RECORDED INFORMATION>
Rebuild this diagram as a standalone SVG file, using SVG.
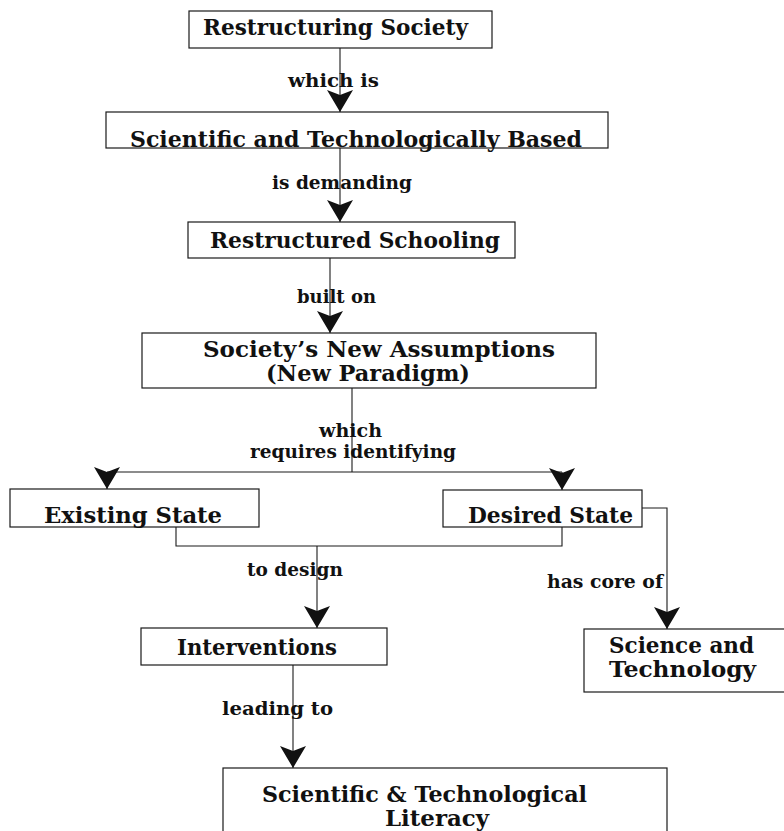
<svg xmlns="http://www.w3.org/2000/svg" width="784" height="831" viewBox="0 0 784 831">
<style>
  .box { fill: #ffffff; stroke: #1a1a1a; stroke-width: 1.2; }
  .conn { fill: none; stroke: #1a1a1a; stroke-width: 1.1; }
  .node { font-family: "DejaVu Serif", "Liberation Serif", serif; font-weight: bold; font-size: 22px; fill: #111111; }
  .lbl { font-family: "DejaVu Serif", "Liberation Serif", serif; font-weight: bold; font-size: 18.5px; fill: #111111; }
</style>
<defs>
  <marker id="arr" markerUnits="userSpaceOnUse" markerWidth="24" markerHeight="26" viewBox="0 0 22 26" refX="22" refY="13" orient="auto">
    <path d="M0,0 L22,13 L0,26 L5,13 Z" fill="#111111"/>
  </marker>
</defs>
<rect width="784" height="831" fill="#ffffff"/>

<g id="connectors">
  <path class="conn" d="M340,48 V112" marker-end="url(#arr)"/>
  <path class="conn" d="M340,148 V222" marker-end="url(#arr)"/>
  <path class="conn" d="M330,258 V333" marker-end="url(#arr)"/>
  <path class="conn" d="M352,388 V472"/>
  <path class="conn" d="M107,472 H562"/>
  <path class="conn" d="M107,472 V489" marker-end="url(#arr)"/>
  <path class="conn" d="M562,472 V490" marker-end="url(#arr)"/>
  <path class="conn" d="M176,527 V546 H562 V527"/>
  <path class="conn" d="M317,546 V628" marker-end="url(#arr)"/>
  <path class="conn" d="M642,508 H667 V629" marker-end="url(#arr)"/>
  <path class="conn" d="M293,665 V768" marker-end="url(#arr)"/>
</g>

<g id="labels">
  <text class="lbl" x="288" y="87" textLength="91" lengthAdjust="spacingAndGlyphs">which is</text>
  <text class="lbl" x="272" y="189" textLength="140" lengthAdjust="spacingAndGlyphs">is demanding</text>
  <text class="lbl" x="297" y="303" textLength="79" lengthAdjust="spacingAndGlyphs">built on</text>
  <text class="lbl" x="319" y="437" textLength="63" lengthAdjust="spacingAndGlyphs">which</text>
  <text class="lbl" x="250" y="458" textLength="206" lengthAdjust="spacingAndGlyphs">requires identifying</text>
  <text class="lbl" x="247" y="576" textLength="96" lengthAdjust="spacingAndGlyphs">to design</text>
  <text class="lbl" x="547" y="588" textLength="116" lengthAdjust="spacingAndGlyphs">has core of</text>
  <text class="lbl" x="222" y="715" textLength="111" lengthAdjust="spacingAndGlyphs">leading to</text>
</g>

<g id="n-restructuring-society">
  <rect class="box" x="189" y="11" width="303" height="37"/>
  <text class="node" x="203" y="35" textLength="265" lengthAdjust="spacingAndGlyphs">Restructuring Society</text>
</g>

<g id="n-sci-tech-based">
  <rect class="box" x="106" y="112" width="502" height="36"/>
  <text class="node" x="130" y="147" textLength="452" lengthAdjust="spacingAndGlyphs">Scientific and Technologically Based</text>
</g>

<g id="n-restructured-schooling">
  <rect class="box" x="188" y="222" width="327" height="36"/>
  <text class="node" x="210" y="248" textLength="290" lengthAdjust="spacingAndGlyphs">Restructured Schooling</text>
</g>

<g id="n-new-assumptions">
  <rect class="box" x="142" y="333" width="454" height="55"/>
  <text class="node" x="203" y="357" textLength="352" lengthAdjust="spacingAndGlyphs">Society’s  New Assumptions</text>
  <text class="node" x="266" y="381" textLength="204" lengthAdjust="spacingAndGlyphs">(New Paradigm)</text>
</g>

<g id="n-existing-state">
  <rect class="box" x="10" y="489" width="249" height="38"/>
  <text class="node" x="44" y="523" textLength="178" lengthAdjust="spacingAndGlyphs">Existing State</text>
</g>

<g id="n-desired-state">
  <rect class="box" x="443" y="490" width="199" height="37"/>
  <text class="node" x="468" y="523" textLength="165" lengthAdjust="spacingAndGlyphs">Desired State</text>
</g>

<g id="n-interventions">
  <rect class="box" x="141" y="628" width="246" height="37"/>
  <text class="node" x="177" y="655" textLength="160" lengthAdjust="spacingAndGlyphs">Interventions</text>
</g>

<g id="n-science-technology">
  <rect class="box" x="584" y="629" width="210" height="63"/>
  <text class="node" x="609" y="653" textLength="145" lengthAdjust="spacingAndGlyphs">Science and</text>
  <text class="node" x="609" y="677" textLength="147" lengthAdjust="spacingAndGlyphs">Technology</text>
</g>

<g id="n-literacy">
  <rect class="box" x="223" y="768" width="444" height="80"/>
  <text class="node" x="262" y="802" textLength="325" lengthAdjust="spacingAndGlyphs">Scientific &amp; Technological</text>
  <text class="node" x="385" y="826" textLength="104" lengthAdjust="spacingAndGlyphs">Literacy</text>
</g>
</svg>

EXERCISE> Transcribe the whole listing, character for character, but not its images.

FULL RESPONSE>
Rebuild this diagram as a standalone SVG file, using SVG.
<svg xmlns="http://www.w3.org/2000/svg" width="784" height="831" viewBox="0 0 784 831">
<style>
  .box { fill: #ffffff; stroke: #1a1a1a; stroke-width: 1.2; }
  .conn { fill: none; stroke: #1a1a1a; stroke-width: 1.1; }
  .node { font-family: "DejaVu Serif", "Liberation Serif", serif; font-weight: bold; font-size: 22px; fill: #111111; }
  .lbl { font-family: "DejaVu Serif", "Liberation Serif", serif; font-weight: bold; font-size: 18.5px; fill: #111111; }
</style>
<defs>
  <marker id="arr" markerUnits="userSpaceOnUse" markerWidth="24" markerHeight="26" viewBox="0 0 22 26" refX="22" refY="13" orient="auto">
    <path d="M0,0 L22,13 L0,26 L5,13 Z" fill="#111111"/>
  </marker>
</defs>
<rect width="784" height="831" fill="#ffffff"/>

<g id="connectors">
  <path class="conn" d="M340,48 V112" marker-end="url(#arr)"/>
  <path class="conn" d="M340,148 V222" marker-end="url(#arr)"/>
  <path class="conn" d="M330,258 V333" marker-end="url(#arr)"/>
  <path class="conn" d="M352,388 V472"/>
  <path class="conn" d="M107,472 H562"/>
  <path class="conn" d="M107,472 V489" marker-end="url(#arr)"/>
  <path class="conn" d="M562,472 V490" marker-end="url(#arr)"/>
  <path class="conn" d="M176,527 V546 H562 V527"/>
  <path class="conn" d="M317,546 V628" marker-end="url(#arr)"/>
  <path class="conn" d="M642,508 H667 V629" marker-end="url(#arr)"/>
  <path class="conn" d="M293,665 V768" marker-end="url(#arr)"/>
</g>

<g id="labels">
  <text class="lbl" x="288" y="87" textLength="91" lengthAdjust="spacingAndGlyphs">which is</text>
  <text class="lbl" x="272" y="189" textLength="140" lengthAdjust="spacingAndGlyphs">is demanding</text>
  <text class="lbl" x="297" y="303" textLength="79" lengthAdjust="spacingAndGlyphs">built on</text>
  <text class="lbl" x="319" y="437" textLength="63" lengthAdjust="spacingAndGlyphs">which</text>
  <text class="lbl" x="250" y="458" textLength="206" lengthAdjust="spacingAndGlyphs">requires identifying</text>
  <text class="lbl" x="247" y="576" textLength="96" lengthAdjust="spacingAndGlyphs">to design</text>
  <text class="lbl" x="547" y="588" textLength="116" lengthAdjust="spacingAndGlyphs">has core of</text>
  <text class="lbl" x="222" y="715" textLength="111" lengthAdjust="spacingAndGlyphs">leading to</text>
</g>

<g id="n-restructuring-society">
  <rect class="box" x="189" y="11" width="303" height="37"/>
  <text class="node" x="203" y="35" textLength="265" lengthAdjust="spacingAndGlyphs">Restructuring Society</text>
</g>

<g id="n-sci-tech-based">
  <rect class="box" x="106" y="112" width="502" height="36"/>
  <text class="node" x="130" y="147" textLength="452" lengthAdjust="spacingAndGlyphs">Scientific and Technologically Based</text>
</g>

<g id="n-restructured-schooling">
  <rect class="box" x="188" y="222" width="327" height="36"/>
  <text class="node" x="210" y="248" textLength="290" lengthAdjust="spacingAndGlyphs">Restructured Schooling</text>
</g>

<g id="n-new-assumptions">
  <rect class="box" x="142" y="333" width="454" height="55"/>
  <text class="node" x="203" y="357" textLength="352" lengthAdjust="spacingAndGlyphs">Society’s  New Assumptions</text>
  <text class="node" x="266" y="381" textLength="204" lengthAdjust="spacingAndGlyphs">(New Paradigm)</text>
</g>

<g id="n-existing-state">
  <rect class="box" x="10" y="489" width="249" height="38"/>
  <text class="node" x="44" y="523" textLength="178" lengthAdjust="spacingAndGlyphs">Existing State</text>
</g>

<g id="n-desired-state">
  <rect class="box" x="443" y="490" width="199" height="37"/>
  <text class="node" x="468" y="523" textLength="165" lengthAdjust="spacingAndGlyphs">Desired State</text>
</g>

<g id="n-interventions">
  <rect class="box" x="141" y="628" width="246" height="37"/>
  <text class="node" x="177" y="655" textLength="160" lengthAdjust="spacingAndGlyphs">Interventions</text>
</g>

<g id="n-science-technology">
  <rect class="box" x="584" y="629" width="210" height="63"/>
  <text class="node" x="609" y="653" textLength="145" lengthAdjust="spacingAndGlyphs">Science and</text>
  <text class="node" x="609" y="677" textLength="147" lengthAdjust="spacingAndGlyphs">Technology</text>
</g>

<g id="n-literacy">
  <rect class="box" x="223" y="768" width="444" height="80"/>
  <text class="node" x="262" y="802" textLength="325" lengthAdjust="spacingAndGlyphs">Scientific &amp; Technological</text>
  <text class="node" x="385" y="826" textLength="104" lengthAdjust="spacingAndGlyphs">Literacy</text>
</g>
</svg>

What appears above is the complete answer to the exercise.